17. The Blair Witch Project (dirs. Daniel Myrick and Eduardo Sánchez, 1999)
It might be difficult to buy into The Blair Witch Project’s ostensibly “real” found footage gimmick now, but in 1999, people were far less certain it was fiction. Whatever you believe, The Blair Witch Project is a masterfully constructed found-footage horror movie; found footage may be overdone today, but back then, it lent a visceral reality to the surreal folk horror story at the movie’s core.
18. A Quiet Place (dir. John Krasinski, 2018)
What if the world was taken over by monsters who murder you if they hear you? That’s the premise of A Quiet Place, an expertly-woven horror story by The Hollars director John Krasinski. He and his real-life wife Emily Blunt are excellent as the central couple, who must attempt to navigate a world in which they and their children cannot make any noise whatsoever.

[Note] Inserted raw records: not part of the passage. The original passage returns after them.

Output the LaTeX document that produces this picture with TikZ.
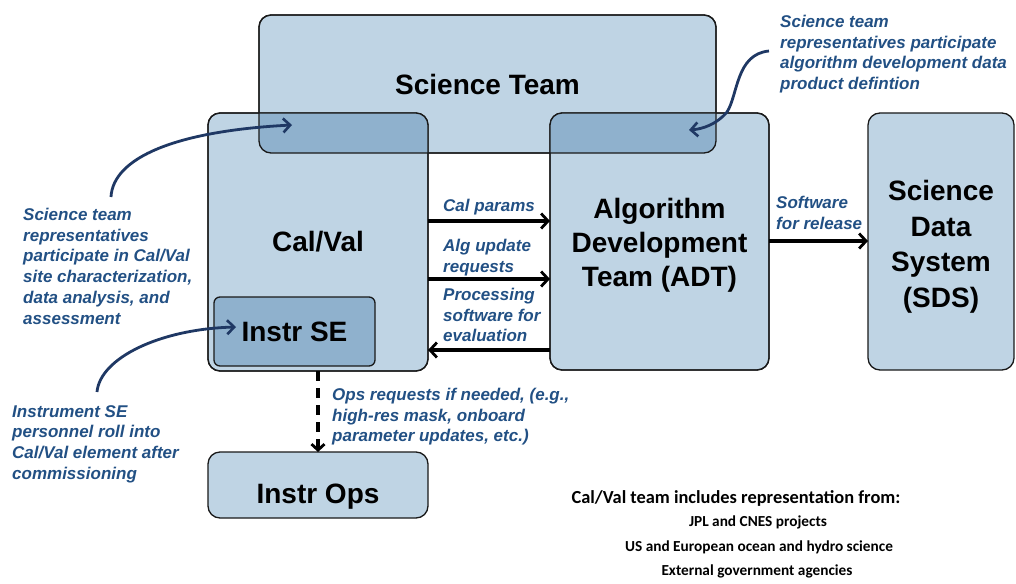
\documentclass[tikz,border=0pt]{standalone}
\usepackage{fontspec}
\setmainfont{Liberation Sans}
\newfontfamily\calibri{Carlito}
\usetikzlibrary{arrows.meta}

\definecolor{boxfill}{RGB}{191,212,228}
\definecolor{overlapfill}{RGB}{143,177,205}
\definecolor{notecol}{RGB}{34,80,132}
\definecolor{curvecol}{RGB}{31,56,100}
\definecolor{edgecol}{RGB}{25,25,25}

\begin{document}
\begin{tikzpicture}[x=1pt,y=-1pt,
  box/.style={draw=edgecol, line width=1.3pt, fill=boxfill, rounded corners=12pt,
    inner sep=0pt, outer sep=0pt, align=center,
    font=\fontsize{28}{34}\selectfont\bfseries},
  note/.style={text=notecol, font=\fontsize{17}{20.7}\selectfont\bfseries\itshape,
    align=left, inner sep=0pt, anchor=north west},
  flow/.style={line width=3.2pt, black, -{Straight Barb[length=7pt, width=15pt, line width=2.8pt]}},
  pointer/.style={curvecol, line width=2.8pt, -{Straight Barb[length=7pt, width=14pt, line width=2.6pt]}},
  roster/.style={inner sep=0pt, anchor=base},
]
\useasboundingbox (0,0) rectangle (1016,583);

% main boxes
\node[box, minimum width=457pt, minimum height=138pt] (st) at (487.5,84) {Science Team};
\node[box, minimum width=220pt, minimum height=258pt] (cv) at (318,242) {Cal/Val};
\node[box, minimum width=219pt, minimum height=257pt] (adt) at (659.5,241.5)
  {\rule{0pt}{27pt}Algorithm\\Development\\Team (ADT)};
\node[box, minimum width=146pt, minimum height=257pt, font=\fontsize{28}{35.5}\selectfont\bfseries]
  (sds) at (941,241.5) {\rule{0pt}{30.5pt}Science\\Data\\System\\(SDS)};

% shared region of the science team with Cal/Val and ADT
\begin{scope}
  \clip[rounded corners=12pt] (st.north west) rectangle (st.south east);
  \fill[overlapfill, rounded corners=12pt] (cv.north west) rectangle (cv.south east);
  \fill[overlapfill, rounded corners=12pt] (adt.north west) rectangle (adt.south east);
\end{scope}
\draw[edgecol, line width=1.3pt, rounded corners=12pt] (st.north west) rectangle (st.south east);
\draw[edgecol, line width=1.3pt, rounded corners=12pt] (cv.north west) rectangle (cv.south east);
\draw[edgecol, line width=1.3pt, rounded corners=12pt] (adt.north west) rectangle (adt.south east);

\node[box, fill=overlapfill, rounded corners=6pt, minimum width=161pt, minimum height=69pt]
  (ise) at (294.5,331.5) {Instr SE};
\node[box, minimum width=220pt, minimum height=66pt] (ops) at (318,485)
  {\raisebox{-11pt}[20pt][6pt]{Instr Ops}};

% flows between elements
\draw[flow] (cv.east |- 0,221) -- (adt.west |- 0,221);
\draw[flow] (cv.east |- 0,279) -- (adt.west |- 0,279);
\draw[flow] (adt.west |- 0,350) -- (cv.east |- 0,350);
\draw[flow] (adt.east |- 0,241) -- (sds.west |- 0,241);
\draw[line width=3.2pt, black, dash pattern=on 10pt off 7pt,
  -{Straight Barb[length=6pt, width=13pt, line width=2.8pt]}] (cv.south) -- (ops.north);

% flow labels
\node[note] (lcal) at (443,199) {Cal params};
\node[note] (lalg) at (443,239) {Alg update\\requests};
\node[note] (lproc) at (443,288) {Processing\\software for\\evaluation};
\node[note] (lrel) at (776,196) {Software\\for release};
\node[note] (lops) at (332,388) {Ops requests if needed, (e.g.,\\high-res mask, onboard\\parameter updates, etc.)};

% annotations
\node[note] (nst) at (23,208) {Science team\\representatives\\participate in Cal/Val\\site characterization,\\data analysis, and\\assessment};
\node[note] (nse) at (12,405) {Instrument SE\\personnel roll into\\Cal/Val element after\\commissioning};
\node[note] (nadt) at (780,15) {Science team\\representatives participate\\algorithm development data\\product defintion};

\coordinate (p1) at (111,197);
\coordinate (t1) at (292,125);
\coordinate (p2) at (97,392);
\coordinate (t2) at (236,327);
\coordinate (p3) at (769,51);
\coordinate (t3) at (689,130);
\draw[pointer] (p1) .. controls (113,158) and (175,131) .. (t1);
\draw[pointer] (p2) .. controls (100,358) and (160,329) .. (t2);
\draw[pointer] (p3) .. controls (736,54) and (738,95) .. (727,112)
  .. controls (717,124) and (703,129) .. (t3);

% participation roster
\node[roster, font=\calibri\bfseries\fontsize{18.4}{22}\selectfont] (r0) at (736,503) {Cal/Val team includes representation from:};
\node[roster, font=\calibri\bfseries\fontsize{15.3}{18}\selectfont] (r1) at (758,526) {JPL and CNES projects};
\node[roster, font=\calibri\bfseries\fontsize{15.3}{18}\selectfont] (r2) at (759,551) {US and European ocean and hydro science};
\node[roster, font=\calibri\bfseries\fontsize{15.3}{18}\selectfont] (r3) at (757,575) {External government agencies};
\end{tikzpicture}
\end{document}
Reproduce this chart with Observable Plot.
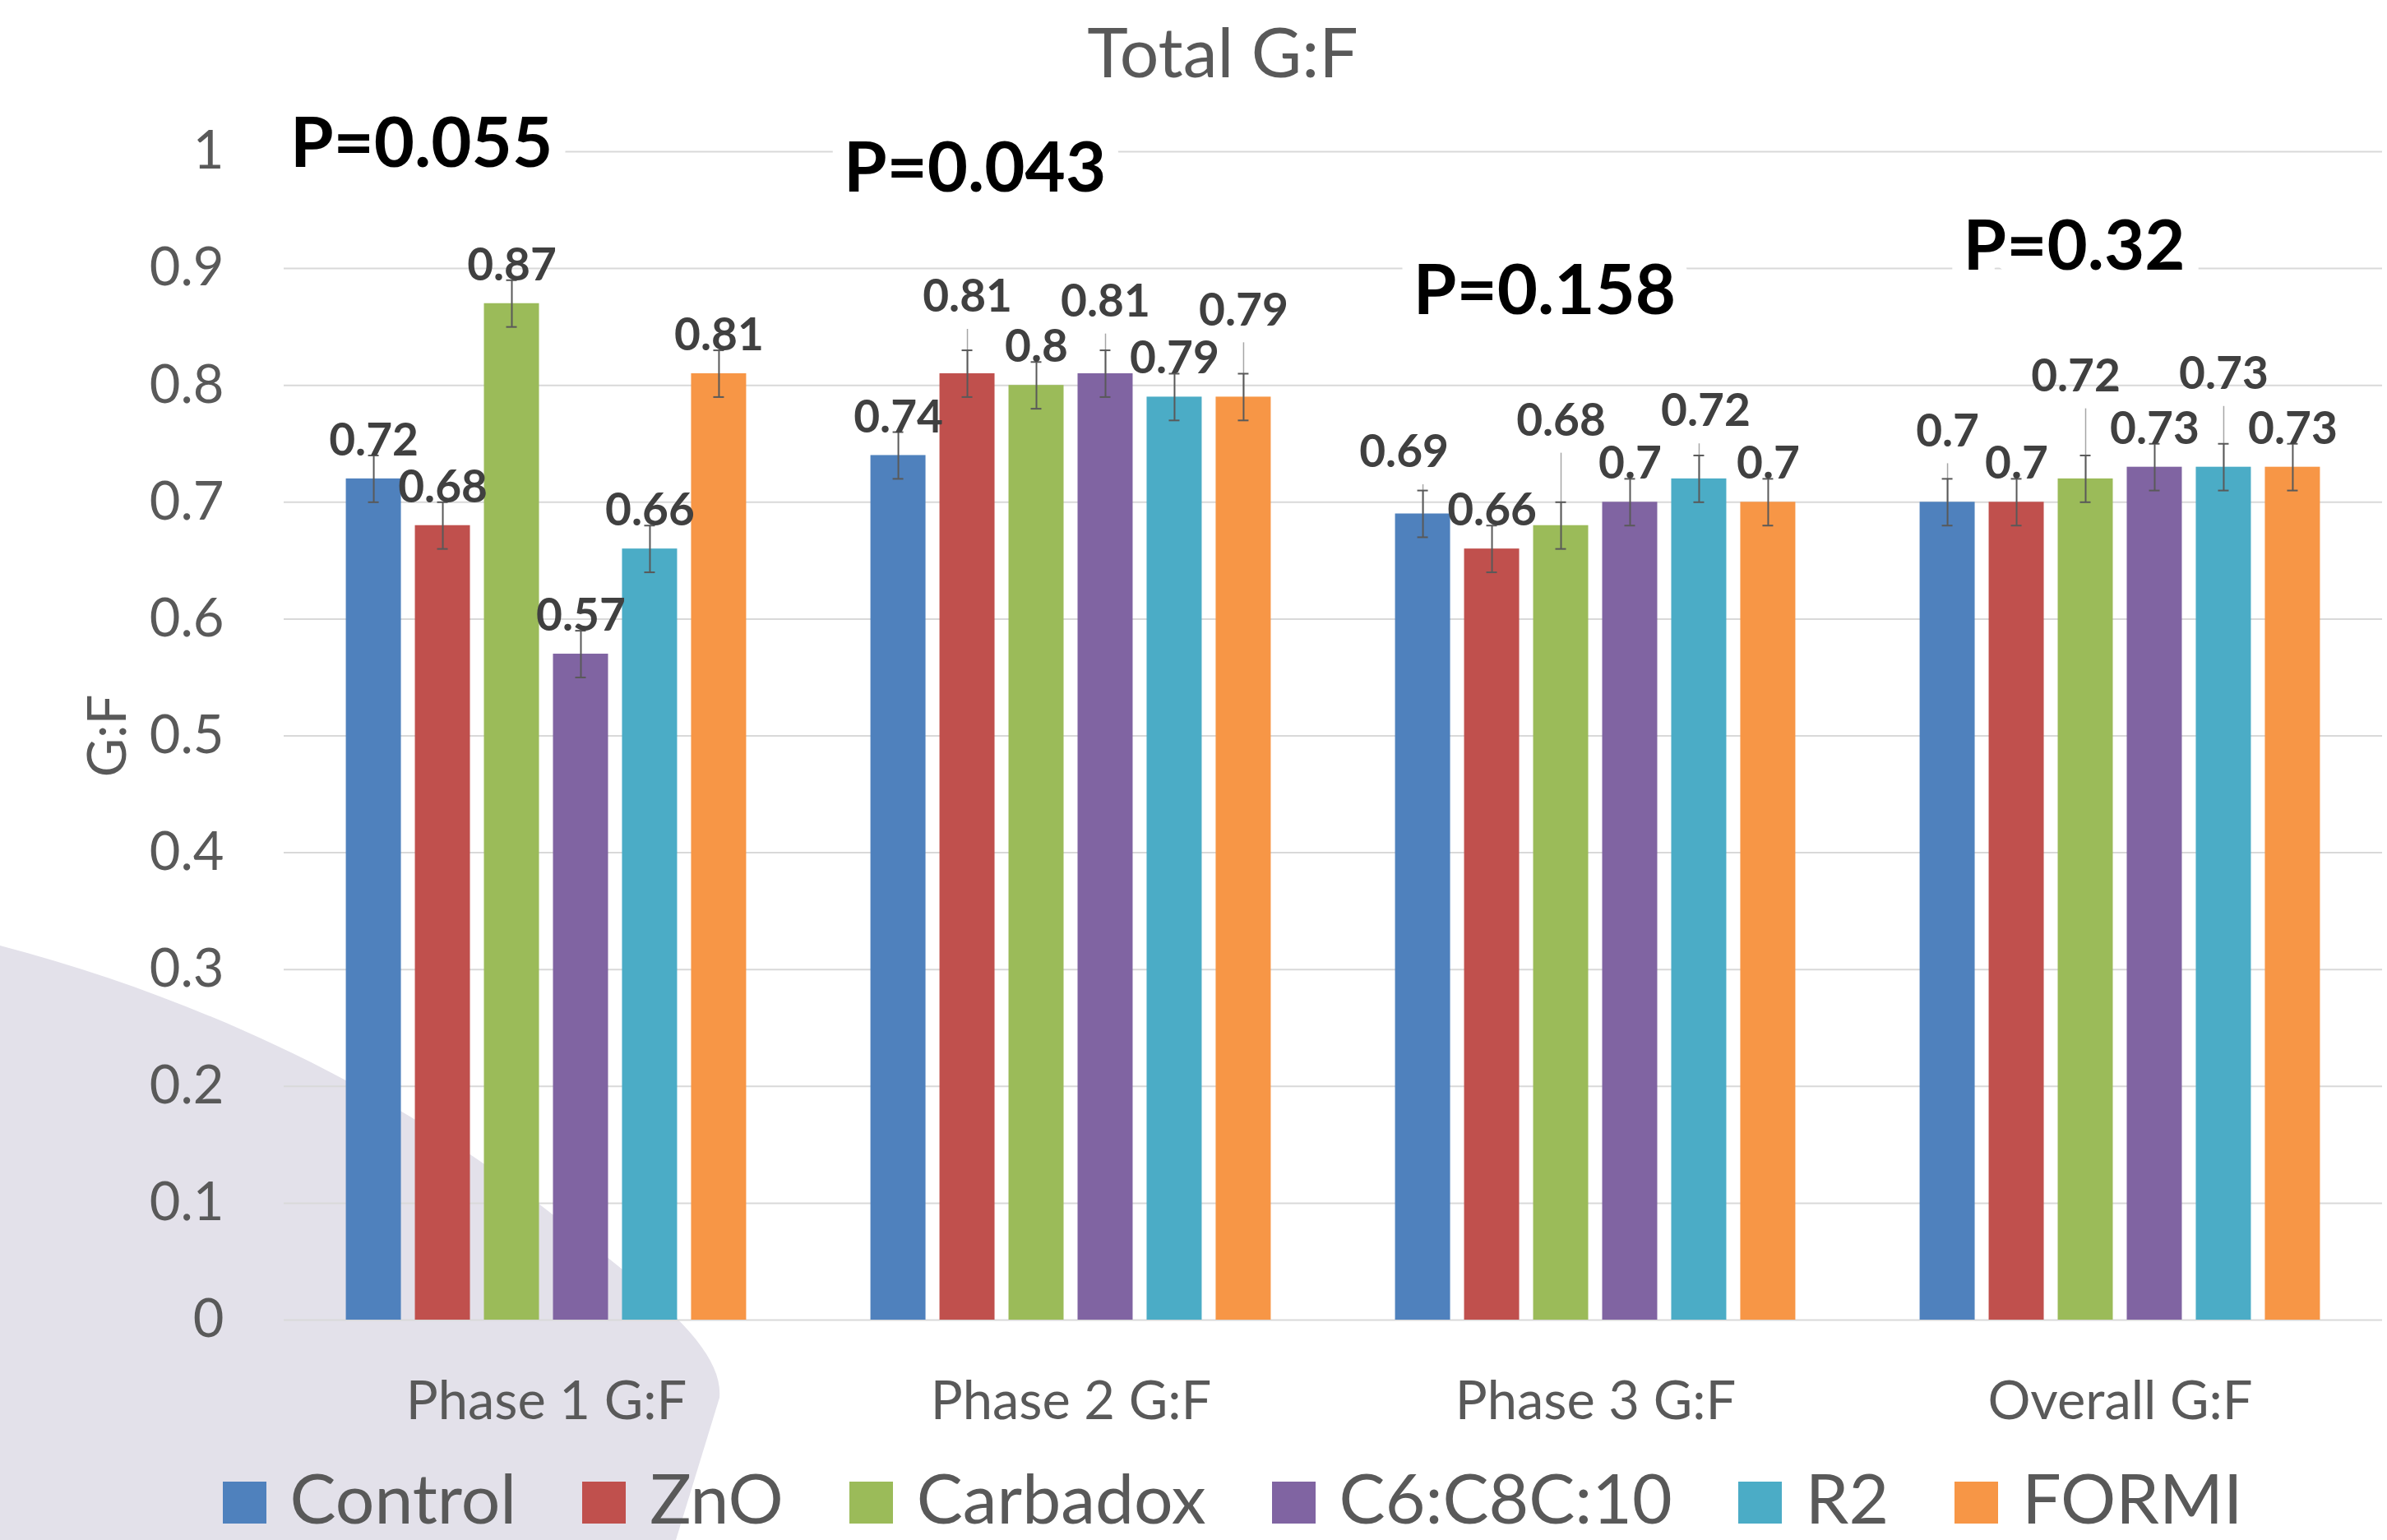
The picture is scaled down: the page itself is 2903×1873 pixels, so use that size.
<!DOCTYPE html>
<html>
<head>
<meta charset="utf-8">
<script src="https://cdn.jsdelivr.net/npm/d3@7"></script>
<script src="https://cdn.jsdelivr.net/npm/@observablehq/plot@0.6"></script>
<style>
  html, body { margin: 0; padding: 0; background: #ffffff; }
  body { width: 2903px; height: 1873px; position: relative; overflow: hidden; font-family: Lato, sans-serif; }
  #bg { position: absolute; left: 0; top: 0; z-index: 0; }
  #title { position: absolute; left: 0; top: 0; width: 2903px; height: 120px; box-sizing: border-box;
           padding-left: 71px; padding-top: 20px; text-align: center; font-size: 84px; line-height: 1; color: #595959; z-index: 2; }
  #chart { position: absolute; left: 0; top: 120px; z-index: 1; }
  #legend { position: absolute; left: 0; top: 1779px; width: 2903px; box-sizing: border-box; padding-left: 95px;
            display: flex; justify-content: center; align-items: center; gap: 80px; z-index: 2; }
  .item { display: flex; align-items: center; font-size: 84px; line-height: 1; color: #595959; }
  .sw { width: 53px; height: 51px; margin-right: 29px; position: relative; top: 6px; }
</style>
</head>
<body>
<svg id="bg" width="2903" height="1873"><path d="M0,1150 C250,1215 480,1330 650,1460 C800,1575 880,1640 875,1700 L822,1873 L0,1873 Z" fill="#e3e1ea"/></svg>
<div id="title">Total G:F</div>
<div id="chart"></div>
<div id="legend"></div>
<script>
// ---- data ----
const phases = ["Phase 1 G:F", "Phase 2 G:F", "Phase 3 G:F", "Overall G:F"];
const series = ["Control", "ZnO", "Carbadox", "C6:C8C:10", "R2", "FORMI"];
const colors = ["#4f81bd", "#c0504d", "#9bbb59", "#8064a2", "#4bacc6", "#f79646"];

const control  = [0.72, 0.74, 0.69, 0.70];
const zno      = [0.68, 0.81, 0.66, 0.70];
const carbadox = [0.87, 0.80, 0.68, 0.72];
const c6c8c10  = [0.57, 0.81, 0.70, 0.73];
const r2       = [0.66, 0.79, 0.72, 0.73];
const formi    = [0.81, 0.79, 0.70, 0.73];

const errControl  = [0.02, 0.02, 0.02, 0.02];
const errZno      = [0.02, 0.02, 0.02, 0.02];
const errCarbadox = [0.02, 0.02, 0.02, 0.02];
const errC6       = [0.02, 0.02, 0.02, 0.02];
const errR2       = [0.02, 0.02, 0.02, 0.02];
const errFormi    = [0.02, 0.02, 0.02, 0.02];

const yTicks = [0, 0.1, 0.2, 0.3, 0.4, 0.5, 0.6, 0.7, 0.8, 0.9, 1];

// P-value annotations
const pTexts  = ["P=0.055", "P=0.043", "P=0.158", "P=0.32"];
const pAnchor = ["ZnO", "ZnO", "Carbadox", "Carbadox"];   // bar the note sits over
const pLevel  = [0.987, 0.966, 0.861, 0.899];             // G:F level of the note's baseline
const pShift  = [-26, 9, -20, -14];                       // px nudge of each note

// where data labels were dragged in the original (extra G:F above the error bar, px sideways)
const labelLift = [
  [0, 0, 0.020, 0.028],
  [0, 0.033, 0, 0],
  [0, 0, 0.057, 0.055],
  [0, 0.029, 0, 0],
  [0, 0, 0.025, 0.047],
  [0, 0.0415, 0, 0]
];
const labelShift = [
  [0, 0, -23, 0],
  [0, 0, 0, 0],
  [0, 0, 0, -12],
  [0, 0, 0, 0],
  [0, 0, 8, 0],
  [0, 0, 0, 0]
];

// ---- build table ----
const valuesBySeries = [control, zno, carbadox, c6c8c10, r2, formi];
const errBySeries = [errControl, errZno, errCarbadox, errC6, errR2, errFormi];
const rows = [];
series.forEach((s, i) => phases.forEach((p, j) => rows.push({
  phase: p, series: s, value: valuesBySeries[i][j], err: errBySeries[i][j],
  lift: labelLift[i][j], shift: labelShift[i][j]
})));
const pRows = phases.map((p, j) => ({phase: p, text: pTexts[j], anchor: pAnchor[j], level: pLevel[j], shift: pShift[j]}));

const labelMarks = d3.groups(rows, d => d.shift).map(([shift, data]) => Plot.text(data, {
  fx: "phase", x: "series", y: d => d.value + d.err + d.lift,
  text: d => String(d.value), fontSize: 55, fontWeight: 700, fill: "#404040",
  lineAnchor: "bottom", dx: shift
}));

const pMarks = d3.groups(pRows, d => d.shift).map(([shift, data]) => Plot.text(data, {
  fx: "phase", x: "anchor", y: "level", text: "text", fontSize: 85, fontWeight: 700,
  fill: "#000000", stroke: "#ffffff", strokeWidth: 40, strokeLinejoin: "round", paintOrder: "stroke",
  lineAnchor: "bottom", dx: shift
}));

const chart = Plot.plot({
  width: 2903,
  height: 1630,
  marginLeft: 345,
  marginRight: 6,
  marginTop: 64,
  marginBottom: 145,
  style: {fontFamily: "Lato, sans-serif", background: "transparent", color: "#595959", overflow: "visible"},
  fx: {domain: phases, padding: 0, label: null},
  x: {domain: series, paddingInner: 0.2024, paddingOuter: 0.9, round: false, axis: null},
  y: {domain: [0, 1], axis: null},
  color: {domain: series, range: colors},
  marks: [
    Plot.ruleY(yTicks, {stroke: "#d9d9d9", strokeWidth: 2}),
    Plot.barY(rows, {fx: "phase", x: "series", y: "value", fill: "series"}),
    Plot.ruleX(rows.filter(d => d.lift > 0), {
      fx: "phase", x: "series", y1: "value", y2: d => d.value + d.err + d.lift - 0.015,
      stroke: "#a6a6a6", strokeWidth: 1.5
    }),
    Plot.ruleX(rows, {fx: "phase", x: "series", y1: d => d.value - d.err, y2: d => d.value + d.err, stroke: "#595959", strokeWidth: 2}),
    Plot.tickY(rows, {fx: "phase", x: "series", y: d => d.value + d.err, stroke: "#595959", strokeWidth: 2, insetLeft: 27, insetRight: 27}),
    Plot.tickY(rows, {fx: "phase", x: "series", y: d => d.value - d.err, stroke: "#595959", strokeWidth: 2, insetLeft: 27, insetRight: 27}),
    ...labelMarks,
    ...pMarks,
    Plot.axisY({ticks: yTicks, tickSize: 0, tickPadding: 73, fontSize: 65, tickFormat: d => String(d),
      label: "G:F", labelAnchor: "center", labelArrow: "none", labelOffset: 239}),
    Plot.axisFx({anchor: "bottom", tickSize: 0, tickPadding: 74, fontSize: 65, label: null})
  ]
});
document.getElementById("chart").appendChild(chart);

// legend
const legend = document.getElementById("legend");
series.forEach((s, i) => {
  const item = document.createElement("div");
  item.className = "item";
  const sw = document.createElement("div");
  sw.className = "sw";
  sw.style.background = colors[i];
  const label = document.createElement("span");
  label.textContent = s;
  item.appendChild(sw);
  item.appendChild(label);
  legend.appendChild(item);
});
</script>
</body>
</html>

19. The Nightmare Before Christmas (dir. Henry Selick, 1993)
Selick’s direction on The Nightmare Before Christmas is excellent, but don’t let his credit fool you; this is Tim Burton’s movie through and through. Jack Skellington is the Pumpkin King of Halloween Town, but he’s sick of scaring people; he wants to do something new this year, and his desire coincides with the discovery of a door leading to Christmas Town. The stop-motion animation in this movie is still jaw-dropping today.
20. Friday the 13th (dir. Sean S. Cunningham, 1980)
We conclude our list with one of the most iconic slasher movies of all time. The original Friday the 13th is possessed of a great deal more subtlety than you might remember; it’s not the bloody gorefest that its sequels would prove to be, although it does have more than its fair share of splattery, violent deaths. Despite its mature subject matter, there’s a certain innocence to the original Friday the 13th that makes it a joy to watch today.